- Exercise objective:
Write each line of the material exactly as given, from the top through the line that contains "1.1, 0, 0, 1.1]", and omit all pictures.

- Available data:

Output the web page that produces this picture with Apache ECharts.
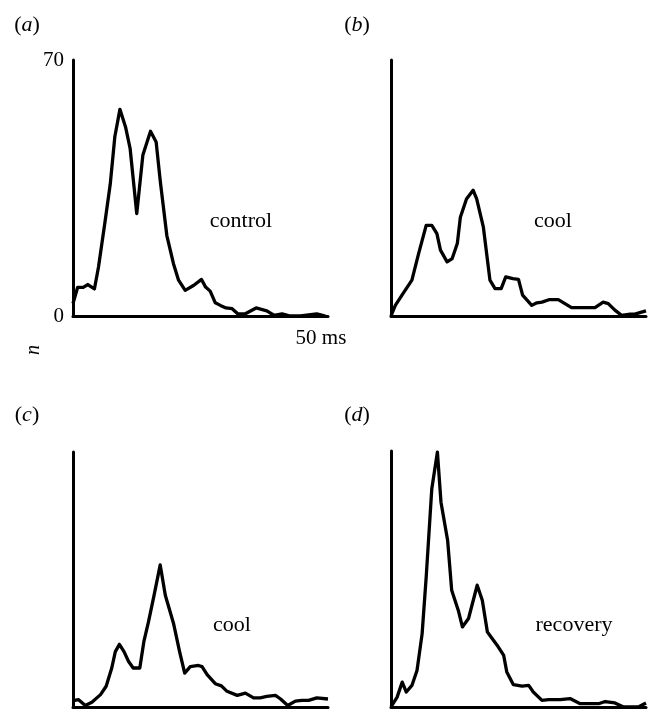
<!DOCTYPE html>
<html>
<head>
<meta charset="utf-8">
<script src="https://cdn.jsdelivr.net/npm/echarts@6/dist/echarts.min.js"></script>
<style>
html, body { margin: 0; padding: 0; background: #fff; }
#main { width: 655px; height: 710px; }
</style>
</head>
<body>
<div id="main"></div>
<script>
// time in ms, counts n
var timeA = [0, 0.9, 2, 2.9, 4.2, 5, 6.3, 7.3, 8.2, 9.2, 10.3, 11.2, 12.5, 13.7, 15.2, 16.3, 17.1, 18.4, 19.7, 20.7, 22, 23.7, 25.2, 26, 26.9, 27.9, 28.9, 30, 31.2, 32.3, 33.8, 35.9, 38, 39.4, 41, 42.6, 44.6, 47.8, 49.5]
var countA = [3.4, 7.8, 7.8, 8.6, 7.4, 13.4, 26, 36, 49, 56.5, 51.7, 45.8, 28, 44, 50.5, 47.6, 37, 22, 14.3, 9.8, 7, 8.4, 10, 7.9, 6.8, 3.6, 2.9, 2.2, 2, 0.6, 0.6, 2.2, 1.4, 0.2, 0.6, 0, 0, 0.6, 0]

var timeB = [0, 0.85, 2.15, 4.1, 5.4, 6.9, 8, 9, 9.7, 11, 12, 13, 13.6, 14.8, 16.1, 16.8, 18.1, 19.4, 20.4, 21.6, 22.5, 23.9, 25, 25.8, 27.6, 28.6, 29.6, 31.1, 32.8, 34.1, 35.4, 37, 40, 41.6, 42.6, 43.9, 45.2, 46.9, 47.8, 48.8, 50]
var countB = [0, 2.9, 5.7, 9.8, 17, 24.8, 24.8, 22.5, 18, 14.8, 15.7, 19.8, 27, 32, 34.4, 32, 24.4, 9.8, 7.5, 7.5, 10.7, 10.2, 10, 5.7, 2.9, 3.6, 3.8, 4.5, 4.5, 3.4, 2.3, 2.3, 2.3, 3.8, 3.4, 1.6, 0.2, 0.5, 0.5, 0.9, 1.4]

var timeC = [0.3, 1.1, 2.4, 3.7, 5.4, 6.5, 7.6, 8.3, 9.1, 10, 10.9, 11.8, 13.1, 13.9, 14.8, 15.9, 17.1, 18.1, 19.7, 20.9, 21.9, 23, 24.6, 25.3, 26.3, 27.9, 29.1, 30.2, 32.2, 33.8, 35.4, 36.7, 38, 39.7, 40.7, 42.1, 43.6, 44.9, 46.2, 47.8, 50]
var countC = [1.8, 2, 0.4, 1.3, 3.4, 5.7, 10.7, 15.2, 17.2, 15.2, 12.5, 10.7, 10.7, 18, 23.4, 30.7, 39, 30.7, 23, 15.2, 9.3, 11.1, 11.4, 11.1, 8.9, 6.4, 5.8, 4.3, 3.2, 3.8, 2.5, 2.5, 2.9, 3.2, 2.2, 0.4, 1.6, 1.8, 1.8, 2.5, 2.2]

var timeD = [0, 1.2, 2.2, 3, 4.1, 5.1, 6.1, 6.9, 8, 9.1, 9.8, 11.1, 11.9, 13.2, 14, 15.2, 16.9, 17.9, 18.9, 20.8, 22.1, 22.7, 24, 25.7, 27, 27.9, 29.6, 30.9, 33.2, 35.1, 37.1, 39, 40.7, 42, 43.9, 45.6, 48.5, 50]
var countD = [0, 2.7, 6.8, 4.1, 5.9, 10, 20, 35.5, 59.7, 69.7, 56, 45.6, 31.9, 26.4, 21.9, 24.2, 33.3, 29.2, 20.5, 16.9, 14.1, 9.6, 6.1, 5.7, 5.9, 4.1, 1.8, 2, 2, 2.3, 0.9, 0.9, 0.9, 1.5, 1.1, 0, 0, 1.1]

var panelLetters = ['a', 'b', 'c', 'd']
var conditionNames = ['control', 'cool', 'cool', 'recovery']
var yTickLabels = ['0', '70']
var xTickLabel = '50 ms'

var serif = '"Liberation Serif", "Times New Roman", serif'
var chart = echarts.init(document.getElementById('main'))

var times = [timeA, timeB, timeC, timeD]
var counts = [countA, countB, countC, countD]

// grid boxes
var grids = [
    { left: 73, top: 60, width: 255, height: 256 },
    { left: 391, top: 60, width: 255, height: 256 },
    { left: 73, top: 452, width: 255, height: 255 },
    { left: 391, top: 451, width: 255, height: 256 }
]

function pairs(xs, ys) {
    var out = []
    for (var i = 0; i < xs.length; i++) {
        out.push([xs[i], ys[i]])
    }
    return out
}

var xAxes = [], yAxes = [], series = []
for (var i = 0; i < 4; i++) {
    var first = (i == 0)
    xAxes.push({
        gridIndex: i, type: 'value', min: 0, max: 50, interval: 50,
        axisLine: { lineStyle: { color: '#000', width: 3 } },
        axisTick: { show: false },
        splitLine: { show: false },
        axisLabel: {
            show: first, color: '#000', fontFamily: serif, fontSize: 21, margin: 12,
            padding: [0, 14, 0, 0],
            formatter: function (v) { return v == 50 ? xTickLabel : '' }
        }
    })
    yAxes.push({
        gridIndex: i, type: 'value', min: 0, max: 70, interval: 70,
        axisLine: { show: true, lineStyle: { color: '#000', width: 3 } },
        axisTick: { show: false },
        splitLine: { show: false },
        axisLabel: {
            show: first, color: '#000', fontFamily: serif, fontSize: 21, margin: 9,
            padding: [8, 0, 0, 0],
            formatter: function (v) { return v == 0 ? yTickLabels[0] : yTickLabels[1] }
        }
    })
    series.push({
        type: 'line', xAxisIndex: i, yAxisIndex: i,
        data: pairs(times[i], counts[i]),
        symbol: 'none', smooth: false,
        lineStyle: { color: '#000', width: 3.3, join: 'round' },
        silent: true, animation: false
    })
}

// panel letters and condition labels
var letterPos = [[27, 25], [357, 25], [27, 415], [357, 415]]
var namePos = [[241, 221], [553, 221], [232, 625], [574, 625]]
var graphics = []
for (var j = 0; j < 4; j++) {
    graphics.push({
        type: 'text', x: letterPos[j][0], y: letterPos[j][1],
        style: {
            text: '{p|(}{l|' + panelLetters[j] + '}{p|)}',
            align: 'center', verticalAlign: 'middle',
            rich: {
                p: { fontFamily: serif, fontSize: 22, fill: '#000' },
                l: { fontFamily: serif, fontSize: 22, fontStyle: 'italic', fill: '#000' }
            }
        }
    })
    graphics.push({
        type: 'text', x: namePos[j][0], y: namePos[j][1],
        style: {
            text: conditionNames[j], fontFamily: serif, fontSize: 22, fill: '#000',
            align: 'center', verticalAlign: 'middle'
        }
    })
}
// y label n
graphics.push({
    type: 'text', x: 34, y: 350, rotation: Math.PI / 2,
    style: {
        text: 'n', fontFamily: serif, fontSize: 20, fontStyle: 'italic', fill: '#000',
        align: 'center', verticalAlign: 'middle'
    }
})

var option = {
    backgroundColor: '#fff',
    animation: false,
    grid: grids,
    xAxis: xAxes,
    yAxis: yAxes,
    series: series,
    graphic: graphics
}

chart.setOption(option)
</script>
</body>
</html>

- Answer to this task:
Output the web page that produces this picture with Apache ECharts.
<!DOCTYPE html>
<html>
<head>
<meta charset="utf-8">
<script src="https://cdn.jsdelivr.net/npm/echarts@6/dist/echarts.min.js"></script>
<style>
html, body { margin: 0; padding: 0; background: #fff; }
#main { width: 655px; height: 710px; }
</style>
</head>
<body>
<div id="main"></div>
<script>
// time in ms, counts n
var timeA = [0, 0.9, 2, 2.9, 4.2, 5, 6.3, 7.3, 8.2, 9.2, 10.3, 11.2, 12.5, 13.7, 15.2, 16.3, 17.1, 18.4, 19.7, 20.7, 22, 23.7, 25.2, 26, 26.9, 27.9, 28.9, 30, 31.2, 32.3, 33.8, 35.9, 38, 39.4, 41, 42.6, 44.6, 47.8, 49.5]
var countA = [3.4, 7.8, 7.8, 8.6, 7.4, 13.4, 26, 36, 49, 56.5, 51.7, 45.8, 28, 44, 50.5, 47.6, 37, 22, 14.3, 9.8, 7, 8.4, 10, 7.9, 6.8, 3.6, 2.9, 2.2, 2, 0.6, 0.6, 2.2, 1.4, 0.2, 0.6, 0, 0, 0.6, 0]

var timeB = [0, 0.85, 2.15, 4.1, 5.4, 6.9, 8, 9, 9.7, 11, 12, 13, 13.6, 14.8, 16.1, 16.8, 18.1, 19.4, 20.4, 21.6, 22.5, 23.9, 25, 25.8, 27.6, 28.6, 29.6, 31.1, 32.8, 34.1, 35.4, 37, 40, 41.6, 42.6, 43.9, 45.2, 46.9, 47.8, 48.8, 50]
var countB = [0, 2.9, 5.7, 9.8, 17, 24.8, 24.8, 22.5, 18, 14.8, 15.7, 19.8, 27, 32, 34.4, 32, 24.4, 9.8, 7.5, 7.5, 10.7, 10.2, 10, 5.7, 2.9, 3.6, 3.8, 4.5, 4.5, 3.4, 2.3, 2.3, 2.3, 3.8, 3.4, 1.6, 0.2, 0.5, 0.5, 0.9, 1.4]

var timeC = [0.3, 1.1, 2.4, 3.7, 5.4, 6.5, 7.6, 8.3, 9.1, 10, 10.9, 11.8, 13.1, 13.9, 14.8, 15.9, 17.1, 18.1, 19.7, 20.9, 21.9, 23, 24.6, 25.3, 26.3, 27.9, 29.1, 30.2, 32.2, 33.8, 35.4, 36.7, 38, 39.7, 40.7, 42.1, 43.6, 44.9, 46.2, 47.8, 50]
var countC = [1.8, 2, 0.4, 1.3, 3.4, 5.7, 10.7, 15.2, 17.2, 15.2, 12.5, 10.7, 10.7, 18, 23.4, 30.7, 39, 30.7, 23, 15.2, 9.3, 11.1, 11.4, 11.1, 8.9, 6.4, 5.8, 4.3, 3.2, 3.8, 2.5, 2.5, 2.9, 3.2, 2.2, 0.4, 1.6, 1.8, 1.8, 2.5, 2.2]

var timeD = [0, 1.2, 2.2, 3, 4.1, 5.1, 6.1, 6.9, 8, 9.1, 9.8, 11.1, 11.9, 13.2, 14, 15.2, 16.9, 17.9, 18.9, 20.8, 22.1, 22.7, 24, 25.7, 27, 27.9, 29.6, 30.9, 33.2, 35.1, 37.1, 39, 40.7, 42, 43.9, 45.6, 48.5, 50]
var countD = [0, 2.7, 6.8, 4.1, 5.9, 10, 20, 35.5, 59.7, 69.7, 56, 45.6, 31.9, 26.4, 21.9, 24.2, 33.3, 29.2, 20.5, 16.9, 14.1, 9.6, 6.1, 5.7, 5.9, 4.1, 1.8, 2, 2, 2.3, 0.9, 0.9, 0.9, 1.5, 1.1, 0, 0, 1.1]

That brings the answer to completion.